Huit cabanes d’architectes
En 2014, Vera Michalski, fondatrice des lieux en mémoire de son époux, Jan, et propriétaire du groupe d’édition Libella, peut enfin ajouter des résidences artistiques. Elle les souhaite suspendues comme des cabanes dans les arbres, un vœu réalisé en 2017. À tout seigneur tout honneur, le duo Mangeat-Wahlen en dessine une mais invite d’autres architectes à concevoir les sept suivantes. En tout vont donc naître huit modules d’habitation, avec des esthétiques certes différentes mais harmonisées par une charte de matériaux communs : béton, acier galvanisé blanc ou brut, chêne ou bois de mélèze blanchi… En plus d’un espace de vie, tous comprennent également un bureau dévolu à l’écriture ainsi que des baies vitrées laissant passer cette lumière suisse somptueusement argentée.

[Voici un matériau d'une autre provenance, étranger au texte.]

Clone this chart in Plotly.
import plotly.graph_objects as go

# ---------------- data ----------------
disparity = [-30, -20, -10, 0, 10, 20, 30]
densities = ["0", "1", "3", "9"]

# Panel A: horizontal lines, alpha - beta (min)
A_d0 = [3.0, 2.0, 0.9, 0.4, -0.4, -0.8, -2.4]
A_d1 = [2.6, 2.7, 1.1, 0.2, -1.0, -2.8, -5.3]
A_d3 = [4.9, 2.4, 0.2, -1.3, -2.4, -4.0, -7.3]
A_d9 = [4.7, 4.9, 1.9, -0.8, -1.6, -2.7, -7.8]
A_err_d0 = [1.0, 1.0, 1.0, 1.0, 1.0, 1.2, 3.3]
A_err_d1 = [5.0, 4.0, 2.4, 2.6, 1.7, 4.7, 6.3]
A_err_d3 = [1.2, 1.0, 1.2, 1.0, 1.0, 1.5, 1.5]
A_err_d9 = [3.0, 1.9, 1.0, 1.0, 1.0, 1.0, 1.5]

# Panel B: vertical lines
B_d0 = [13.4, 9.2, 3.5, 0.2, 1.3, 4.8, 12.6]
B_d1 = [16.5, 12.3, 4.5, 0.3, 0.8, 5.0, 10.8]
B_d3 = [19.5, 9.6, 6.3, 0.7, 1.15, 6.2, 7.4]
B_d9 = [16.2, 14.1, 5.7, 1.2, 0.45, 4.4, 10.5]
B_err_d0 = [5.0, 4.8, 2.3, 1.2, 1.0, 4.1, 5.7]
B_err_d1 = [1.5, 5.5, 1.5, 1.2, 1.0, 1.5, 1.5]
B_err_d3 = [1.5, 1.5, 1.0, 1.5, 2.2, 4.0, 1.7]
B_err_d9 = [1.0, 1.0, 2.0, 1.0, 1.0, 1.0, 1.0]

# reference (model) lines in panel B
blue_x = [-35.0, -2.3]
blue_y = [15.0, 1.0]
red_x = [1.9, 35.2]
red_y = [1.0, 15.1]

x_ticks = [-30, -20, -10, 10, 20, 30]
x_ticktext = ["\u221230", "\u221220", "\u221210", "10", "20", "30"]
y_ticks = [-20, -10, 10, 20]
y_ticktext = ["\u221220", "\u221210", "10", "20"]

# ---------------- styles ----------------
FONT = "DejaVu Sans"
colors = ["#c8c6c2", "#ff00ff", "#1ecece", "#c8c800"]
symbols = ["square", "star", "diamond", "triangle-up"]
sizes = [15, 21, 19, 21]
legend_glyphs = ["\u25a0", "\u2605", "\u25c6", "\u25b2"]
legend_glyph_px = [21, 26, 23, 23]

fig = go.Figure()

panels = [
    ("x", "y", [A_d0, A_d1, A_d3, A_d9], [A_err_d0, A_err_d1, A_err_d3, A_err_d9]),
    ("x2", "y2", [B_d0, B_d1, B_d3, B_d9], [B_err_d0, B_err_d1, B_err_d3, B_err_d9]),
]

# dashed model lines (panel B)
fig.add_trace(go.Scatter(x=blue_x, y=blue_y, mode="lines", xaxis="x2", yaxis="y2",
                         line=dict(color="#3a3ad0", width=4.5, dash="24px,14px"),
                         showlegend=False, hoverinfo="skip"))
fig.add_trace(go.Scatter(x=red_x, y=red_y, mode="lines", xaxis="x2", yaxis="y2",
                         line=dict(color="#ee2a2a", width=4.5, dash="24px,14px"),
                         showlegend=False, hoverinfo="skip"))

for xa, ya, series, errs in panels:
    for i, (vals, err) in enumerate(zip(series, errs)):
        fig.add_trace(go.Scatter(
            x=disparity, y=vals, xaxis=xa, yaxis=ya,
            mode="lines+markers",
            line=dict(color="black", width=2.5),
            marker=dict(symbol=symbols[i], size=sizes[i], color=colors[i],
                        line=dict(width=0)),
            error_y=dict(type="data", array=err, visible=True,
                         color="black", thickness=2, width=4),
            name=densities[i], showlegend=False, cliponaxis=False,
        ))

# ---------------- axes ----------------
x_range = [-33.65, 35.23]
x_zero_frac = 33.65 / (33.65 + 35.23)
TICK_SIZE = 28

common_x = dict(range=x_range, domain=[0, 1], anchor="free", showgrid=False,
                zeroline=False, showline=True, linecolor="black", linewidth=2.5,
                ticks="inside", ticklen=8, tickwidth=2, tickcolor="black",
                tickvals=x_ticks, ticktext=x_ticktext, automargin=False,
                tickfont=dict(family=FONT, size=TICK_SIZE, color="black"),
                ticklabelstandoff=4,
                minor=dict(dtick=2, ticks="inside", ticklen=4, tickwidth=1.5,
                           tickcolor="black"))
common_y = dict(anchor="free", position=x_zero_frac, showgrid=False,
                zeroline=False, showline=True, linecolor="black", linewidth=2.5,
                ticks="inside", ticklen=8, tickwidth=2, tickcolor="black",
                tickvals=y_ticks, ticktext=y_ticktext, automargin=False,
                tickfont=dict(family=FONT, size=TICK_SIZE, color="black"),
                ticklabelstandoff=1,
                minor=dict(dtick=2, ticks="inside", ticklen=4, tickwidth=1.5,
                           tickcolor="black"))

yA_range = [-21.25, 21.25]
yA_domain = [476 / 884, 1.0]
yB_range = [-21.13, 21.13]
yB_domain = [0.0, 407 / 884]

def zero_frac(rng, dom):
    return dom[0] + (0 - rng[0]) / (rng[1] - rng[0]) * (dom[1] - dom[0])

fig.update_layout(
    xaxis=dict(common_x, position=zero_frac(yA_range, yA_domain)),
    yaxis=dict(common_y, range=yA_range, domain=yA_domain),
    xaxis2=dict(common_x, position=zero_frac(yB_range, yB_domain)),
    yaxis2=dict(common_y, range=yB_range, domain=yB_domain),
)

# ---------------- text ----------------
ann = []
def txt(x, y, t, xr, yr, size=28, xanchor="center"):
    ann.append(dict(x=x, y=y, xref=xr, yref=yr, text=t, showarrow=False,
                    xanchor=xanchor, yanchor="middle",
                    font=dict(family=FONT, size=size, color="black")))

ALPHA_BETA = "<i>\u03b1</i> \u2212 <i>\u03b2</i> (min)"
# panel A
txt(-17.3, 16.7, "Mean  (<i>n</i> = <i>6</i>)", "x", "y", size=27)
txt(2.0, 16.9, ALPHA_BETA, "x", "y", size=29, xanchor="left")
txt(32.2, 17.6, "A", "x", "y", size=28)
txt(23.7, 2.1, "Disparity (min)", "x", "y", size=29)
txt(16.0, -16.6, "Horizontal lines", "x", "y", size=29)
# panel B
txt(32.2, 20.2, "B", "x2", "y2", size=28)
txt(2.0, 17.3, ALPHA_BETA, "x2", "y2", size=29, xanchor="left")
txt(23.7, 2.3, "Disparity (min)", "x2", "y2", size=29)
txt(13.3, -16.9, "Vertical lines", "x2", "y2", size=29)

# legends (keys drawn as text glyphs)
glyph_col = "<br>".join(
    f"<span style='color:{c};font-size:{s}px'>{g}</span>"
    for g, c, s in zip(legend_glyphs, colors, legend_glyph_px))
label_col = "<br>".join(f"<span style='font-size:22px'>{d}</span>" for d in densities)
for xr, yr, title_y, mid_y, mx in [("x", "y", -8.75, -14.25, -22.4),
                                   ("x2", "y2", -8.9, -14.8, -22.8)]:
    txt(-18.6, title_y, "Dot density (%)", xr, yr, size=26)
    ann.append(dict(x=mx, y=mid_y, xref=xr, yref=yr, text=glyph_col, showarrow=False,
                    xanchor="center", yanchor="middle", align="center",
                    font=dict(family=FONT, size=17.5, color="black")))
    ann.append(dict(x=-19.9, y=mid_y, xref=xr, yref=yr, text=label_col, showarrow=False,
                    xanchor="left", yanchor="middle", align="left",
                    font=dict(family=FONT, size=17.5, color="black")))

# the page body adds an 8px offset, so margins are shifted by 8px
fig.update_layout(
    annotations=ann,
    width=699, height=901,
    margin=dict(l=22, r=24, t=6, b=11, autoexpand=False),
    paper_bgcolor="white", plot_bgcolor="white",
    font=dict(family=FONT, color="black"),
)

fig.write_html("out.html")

Une fois fabriquées, les cabanes ont été acheminées en pièces détachées par convoi exceptionnel depuis la Suisse mais aussi le Chili, le Japon ou le Brésil, jusqu’à Montricher, puis montées sur place. La fondation propose d’ailleurs un parcours architectural permettant de découvrir ces habitations qui portent le nom de leur architecte ou de leur agence. C’est ainsi que quiconque visite le site tombe inévitablement sur une première structure sombre, en verre sur dalle de béton, comme suspendue à quelques mètres du sol, arrimée à la canopée par un système de tirants d’acier, car le vent souffle fort dans le canton de Vaud !
Elle est baptisée « Elemental », du nom de l’agence chilienne dirigée par son architecte, Alejandro Aravena (l’année de la livraison, en 2016, il a reçu le Pritzker Prize…). Cette beauté fait office de salle commune pour les résidents et le personnel, avec une cuisine-salle à manger et un salon ainsi que des étagères où chacun peut laisser qui des gobelets, qui du bois ramassé en forêt, des crayons ou des mots doux. À ses côtés s’étirent les beaux modules-bureaux de la fondation, cerclés d’acier et entièrement vitrés, signés Mangeat-Walhen également.
Puis, joue contre joue, trône la première des cabanes habitées. Avec sa façade à pans coupés recouverte de tavillons (bardeaux de bois), la maisonnette de 113 m2 ressemble ainsi à un charmant hérisson. Dotée du nécessaire comme du superflu (notamment de mobilier scandinave), tapissée de bois clair, ornée d’une terrasse, elle est signée Kengo Kuma. Cet abri confortable est réservé au couple chargé d’accueillir les écrivains en résidence et ne se visite pas – à notre grand désespoir, comme à celui du célèbre architecte Mario Botta, venu pourtant, lui aussi, scruter cet ensemble exceptionnel.